= Information supplied =
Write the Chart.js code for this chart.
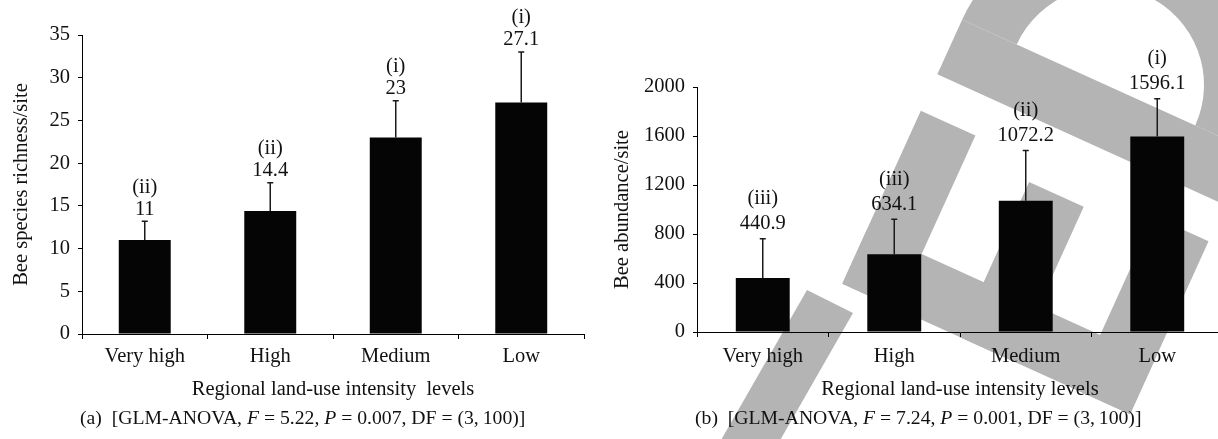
<!DOCTYPE html>
<html>
<head>
<meta charset="utf-8">
<script src="https://cdn.jsdelivr.net/npm/chart.js@4.4.1/dist/chart.umd.min.js"></script>
<style>
	html, body { margin: 0; padding: 0; background: #fff; overflow: hidden; width: 1218px; height: 439px; }
	canvas { position: absolute; top: 0; }
	#wm { left: 0; }
	#chartA { left: 0; }
	#chartB { left: 600px; }
	.cap { position: absolute; top: 406px; font: 19.7px "Liberation Serif", serif; color: #111; white-space: pre; }
	#capA { left: 80px; }
	#capB { left: 695px; }
</style>
</head>
<body>
<canvas id="wm" width="1218" height="439"></canvas>
<canvas id="chartA" width="600" height="402"></canvas>
<canvas id="chartB" width="640" height="402"></canvas>
<div class="cap" id="capA">(a)  [GLM-ANOVA, <i>F</i> = 5.22, <i>P</i> = 0.007, DF = (3,&thinsp;100)]</div>
<div class="cap" id="capB">(b)  [GLM-ANOVA, <i>F</i> = 7.24, <i>P</i> = 0.001, DF = (3,&thinsp;100)]</div>
<script>
const categories = ["Very high", "High", "Medium", "Low"];

const richness = [11, 14.4, 23, 27.1];
const richnessErr = [2.2, 3.3, 4.3, 5.9];
const richnessGroups = ["(ii)", "(ii)", "(i)", "(i)"];
const richnessTicks = [0, 5, 10, 15, 20, 25, 30, 35];

const abundance = [440.9, 634.1, 1072.2, 1596.1];
const abundanceErr = [321, 286, 409, 308];
const abundanceGroups = ["(iii)", "(iii)", "(ii)", "(i)"];
const abundanceTicks = [0, 400, 800, 1200, 1600, 2000];

const FONT = { family: "'Liberation Serif', serif", size: 20.5 };

// grey publisher stamp behind the right panel (tilted letters "E" and "D")
function drawStamp() {
	const ctx = document.getElementById("wm").getContext("2d");
	const a = 0.426;
	const cx = 1106, cy = 85;
	const ux = -Math.cos(a), uy = -Math.sin(a); // letter "up"
	const bx = Math.sin(a), by = -Math.cos(a); // reading direction
	const pt = (u, b) => [cx + u * ux + b * bx, cy + u * uy + b * by];
	const box = (u0, u1, b0, b1) => {
		const p = [pt(u0, b0), pt(u0, b1), pt(u1, b1), pt(u1, b0)];
		ctx.beginPath();
		ctx.moveTo(p[0][0], p[0][1]);
		p.slice(1).forEach((q) => ctx.lineTo(q[0], q[1]));
		ctx.closePath();
		ctx.fill();
	};
	ctx.fillStyle = "#b4b4b4";

	// D
	ctx.beginPath();
	ctx.arc(cx, cy, 158, a - Math.PI, a, false);
	ctx.arc(cx, cy, 98, a, a - Math.PI, true);
	ctx.closePath();
	ctx.fill();
	box(-300, 158, -60, 0);

	// E
	box(-158, 158, -290, -230);
	box(98, 158, -290, -100);
	box(-30, 30, -290, -120);
	box(-158, -98, -290, -100);

	// arm of the letter before
	ctx.beginPath();
	ctx.moveTo(807, 290);
	ctx.lineTo(853, 313);
	ctx.lineTo(700, 580);
	ctx.lineTo(654, 557);
	ctx.closePath();
	ctx.fill();
}

function errorPlugin(values, errors, groups, numGap, groupGap) {
	return {
		id: "errorBars",
		afterDatasetsDraw(chart) {
			const { ctx } = chart;
			const y = chart.scales.y;
			const meta = chart.getDatasetMeta(0);
			ctx.save();
			meta.data.forEach((bar, i) => {
				const top = y.getPixelForValue(values[i] + errors[i]);
				ctx.strokeStyle = "#1a1a1a";
				ctx.lineWidth = 1.5;
				ctx.beginPath();
				ctx.moveTo(bar.x, bar.y);
				ctx.lineTo(bar.x, top);
				ctx.moveTo(bar.x - 3, top);
				ctx.lineTo(bar.x + 3, top);
				ctx.stroke();

				ctx.fillStyle = "#111";
				ctx.font = FONT.size + "px " + FONT.family;
				ctx.textAlign = "center";
				ctx.textBaseline = "middle";
				ctx.fillText(String(values[i]), bar.x, top - numGap);
				ctx.fillText(groups[i], bar.x, top - groupGap);
			});
			ctx.restore();
		},
	};
}

function makeChart(id, opts) {
	new Chart(document.getElementById(id), {
		type: "bar",
		data: {
			labels: categories,
			datasets: [
				{
					data: opts.values,
					backgroundColor: "#050505",
					borderWidth: 0,
					categoryPercentage: 1,
					barPercentage: opts.barPct,
				},
			],
		},
		options: {
			responsive: false,
			animation: false,
			layout: {
				padding: { top: opts.top, right: opts.right, bottom: 0, left: 0 },
			},
			plugins: {
				legend: { display: false },
				tooltip: { enabled: false },
			},
			scales: {
				x: {
					grid: { display: true, drawOnChartArea: false, drawTicks: true, tickLength: 5, color: "#000", lineWidth: 1 },
					border: { display: true, color: "#000", width: 1 },
					ticks: { color: "#111", font: FONT, padding: opts.xPad, maxRotation: 0 },
					title: { display: true, text: opts.xTitle, color: "#111", font: FONT, padding: 0 },
					afterFit: (s) => { s.height = opts.xHeight; },
				},
				y: {
					min: 0,
					max: opts.ticks[opts.ticks.length - 1],
					afterBuildTicks: (s) => { s.ticks = opts.ticks.map((v) => ({ value: v })); },
					grid: { display: true, drawOnChartArea: false, drawTicks: true, tickLength: 4, color: "#000", lineWidth: 1 },
					border: { display: true, color: "#000", width: 1 },
					ticks: { color: "#111", font: FONT, padding: 8, callback: (v) => String(v) },
					title: { display: true, text: opts.yTitle, color: "#111", font: FONT, padding: { top: opts.yTitlePad, bottom: 0 } },
					afterFit: (s) => { s.width = opts.yWidth; },
				},
			},
		},
		plugins: [errorPlugin(opts.values, opts.errors, opts.groups, opts.numGap, opts.groupGap)],
	});
}

drawStamp();

makeChart("chartA", {
	values: richness,
	errors: richnessErr,
	groups: richnessGroups,
	ticks: richnessTicks,
	xTitle: "Regional land-use intensity  levels",
	yTitle: "Bee species richness/site",
	barPct: 0.414,
	top: 35,
	right: 16,
	xHeight: 68,
	xPad: 5.4,
	yWidth: 82,
	yTitlePad: 9,
	numGap: 12,
	groupGap: 34,
});

makeChart("chartB", {
	values: abundance,
	errors: abundanceErr,
	groups: abundanceGroups,
	ticks: abundanceTicks,
	xTitle: "Regional land-use intensity levels",
	yTitle: "Bee abundance/site",
	barPct: 0.41,
	top: 87,
	right: 17,
	xHeight: 70,
	xPad: 7.4,
	yWidth: 97,
	yTitlePad: 10.4,
	numGap: 15,
	groupGap: 40,
});
</script>
</body>
</html>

= What this task involves =
Give an exact reproduction of every line, leaving out any picture.

= Final result =
Write the Chart.js code for this chart.
<!DOCTYPE html>
<html>
<head>
<meta charset="utf-8">
<script src="https://cdn.jsdelivr.net/npm/chart.js@4.4.1/dist/chart.umd.min.js"></script>
<style>
	html, body { margin: 0; padding: 0; background: #fff; overflow: hidden; width: 1218px; height: 439px; }
	canvas { position: absolute; top: 0; }
	#wm { left: 0; }
	#chartA { left: 0; }
	#chartB { left: 600px; }
	.cap { position: absolute; top: 406px; font: 19.7px "Liberation Serif", serif; color: #111; white-space: pre; }
	#capA { left: 80px; }
	#capB { left: 695px; }
</style>
</head>
<body>
<canvas id="wm" width="1218" height="439"></canvas>
<canvas id="chartA" width="600" height="402"></canvas>
<canvas id="chartB" width="640" height="402"></canvas>
<div class="cap" id="capA">(a)  [GLM-ANOVA, <i>F</i> = 5.22, <i>P</i> = 0.007, DF = (3,&thinsp;100)]</div>
<div class="cap" id="capB">(b)  [GLM-ANOVA, <i>F</i> = 7.24, <i>P</i> = 0.001, DF = (3,&thinsp;100)]</div>
<script>
const categories = ["Very high", "High", "Medium", "Low"];

const richness = [11, 14.4, 23, 27.1];
const richnessErr = [2.2, 3.3, 4.3, 5.9];
const richnessGroups = ["(ii)", "(ii)", "(i)", "(i)"];
const richnessTicks = [0, 5, 10, 15, 20, 25, 30, 35];

const abundance = [440.9, 634.1, 1072.2, 1596.1];
const abundanceErr = [321, 286, 409, 308];
const abundanceGroups = ["(iii)", "(iii)", "(ii)", "(i)"];
const abundanceTicks = [0, 400, 800, 1200, 1600, 2000];

const FONT = { family: "'Liberation Serif', serif", size: 20.5 };

// grey publisher stamp behind the right panel (tilted letters "E" and "D")
function drawStamp() {
	const ctx = document.getElementById("wm").getContext("2d");
	const a = 0.426;
	const cx = 1106, cy = 85;
	const ux = -Math.cos(a), uy = -Math.sin(a); // letter "up"
	const bx = Math.sin(a), by = -Math.cos(a); // reading direction
	const pt = (u, b) => [cx + u * ux + b * bx, cy + u * uy + b * by];
	const box = (u0, u1, b0, b1) => {
		const p = [pt(u0, b0), pt(u0, b1), pt(u1, b1), pt(u1, b0)];
		ctx.beginPath();
		ctx.moveTo(p[0][0], p[0][1]);
		p.slice(1).forEach((q) => ctx.lineTo(q[0], q[1]));
		ctx.closePath();
		ctx.fill();
	};
	ctx.fillStyle = "#b4b4b4";

	// D
	ctx.beginPath();
	ctx.arc(cx, cy, 158, a - Math.PI, a, false);
	ctx.arc(cx, cy, 98, a, a - Math.PI, true);
	ctx.closePath();
	ctx.fill();
	box(-300, 158, -60, 0);

	// E
	box(-158, 158, -290, -230);
	box(98, 158, -290, -100);
	box(-30, 30, -290, -120);
	box(-158, -98, -290, -100);

	// arm of the letter before
	ctx.beginPath();
	ctx.moveTo(807, 290);
	ctx.lineTo(853, 313);
	ctx.lineTo(700, 580);
	ctx.lineTo(654, 557);
	ctx.closePath();
	ctx.fill();
}

function errorPlugin(values, errors, groups, numGap, groupGap) {
	return {
		id: "errorBars",
		afterDatasetsDraw(chart) {
			const { ctx } = chart;
			const y = chart.scales.y;
			const meta = chart.getDatasetMeta(0);
			ctx.save();
			meta.data.forEach((bar, i) => {
				const top = y.getPixelForValue(values[i] + errors[i]);
				ctx.strokeStyle = "#1a1a1a";
				ctx.lineWidth = 1.5;
				ctx.beginPath();
				ctx.moveTo(bar.x, bar.y);
				ctx.lineTo(bar.x, top);
				ctx.moveTo(bar.x - 3, top);
				ctx.lineTo(bar.x + 3, top);
				ctx.stroke();

				ctx.fillStyle = "#111";
				ctx.font = FONT.size + "px " + FONT.family;
				ctx.textAlign = "center";
				ctx.textBaseline = "middle";
				ctx.fillText(String(values[i]), bar.x, top - numGap);
				ctx.fillText(groups[i], bar.x, top - groupGap);
			});
			ctx.restore();
		},
	};
}

function makeChart(id, opts) {
	new Chart(document.getElementById(id), {
		type: "bar",
		data: {
			labels: categories,
			datasets: [
				{
					data: opts.values,
					backgroundColor: "#050505",
					borderWidth: 0,
					categoryPercentage: 1,
					barPercentage: opts.barPct,
				},
			],
		},
		options: {
			responsive: false,
			animation: false,
			layout: {
				padding: { top: opts.top, right: opts.right, bottom: 0, left: 0 },
			},
			plugins: {
				legend: { display: false },
				tooltip: { enabled: false },
			},
			scales: {
				x: {
					grid: { display: true, drawOnChartArea: false, drawTicks: true, tickLength: 5, color: "#000", lineWidth: 1 },
					border: { display: true, color: "#000", width: 1 },
					ticks: { color: "#111", font: FONT, padding: opts.xPad, maxRotation: 0 },
					title: { display: true, text: opts.xTitle, color: "#111", font: FONT, padding: 0 },
					afterFit: (s) => { s.height = opts.xHeight; },
				},
				y: {
					min: 0,
					max: opts.ticks[opts.ticks.length - 1],
					afterBuildTicks: (s) => { s.ticks = opts.ticks.map((v) => ({ value: v })); },
					grid: { display: true, drawOnChartArea: false, drawTicks: true, tickLength: 4, color: "#000", lineWidth: 1 },
					border: { display: true, color: "#000", width: 1 },
					ticks: { color: "#111", font: FONT, padding: 8, callback: (v) => String(v) },
					title: { display: true, text: opts.yTitle, color: "#111", font: FONT, padding: { top: opts.yTitlePad, bottom: 0 } },
					afterFit: (s) => { s.width = opts.yWidth; },
				},
			},
		},
		plugins: [errorPlugin(opts.values, opts.errors, opts.groups, opts.numGap, opts.groupGap)],
	});
}

drawStamp();

makeChart("chartA", {
	values: richness,
	errors: richnessErr,
	groups: richnessGroups,
	ticks: richnessTicks,
	xTitle: "Regional land-use intensity  levels",
	yTitle: "Bee species richness/site",
	barPct: 0.414,
	top: 35,
	right: 16,
	xHeight: 68,
	xPad: 5.4,
	yWidth: 82,
	yTitlePad: 9,
	numGap: 12,
	groupGap: 34,
});

makeChart("chartB", {
	values: abundance,
	errors: abundanceErr,
	groups: abundanceGroups,
	ticks: abundanceTicks,
	xTitle: "Regional land-use intensity levels",
	yTitle: "Bee abundance/site",
	barPct: 0.41,
	top: 87,
	right: 17,
	xHeight: 70,
	xPad: 7.4,
	yWidth: 97,
	yTitlePad: 10.4,
	numGap: 15,
	groupGap: 40,
});
</script>
</body>
</html>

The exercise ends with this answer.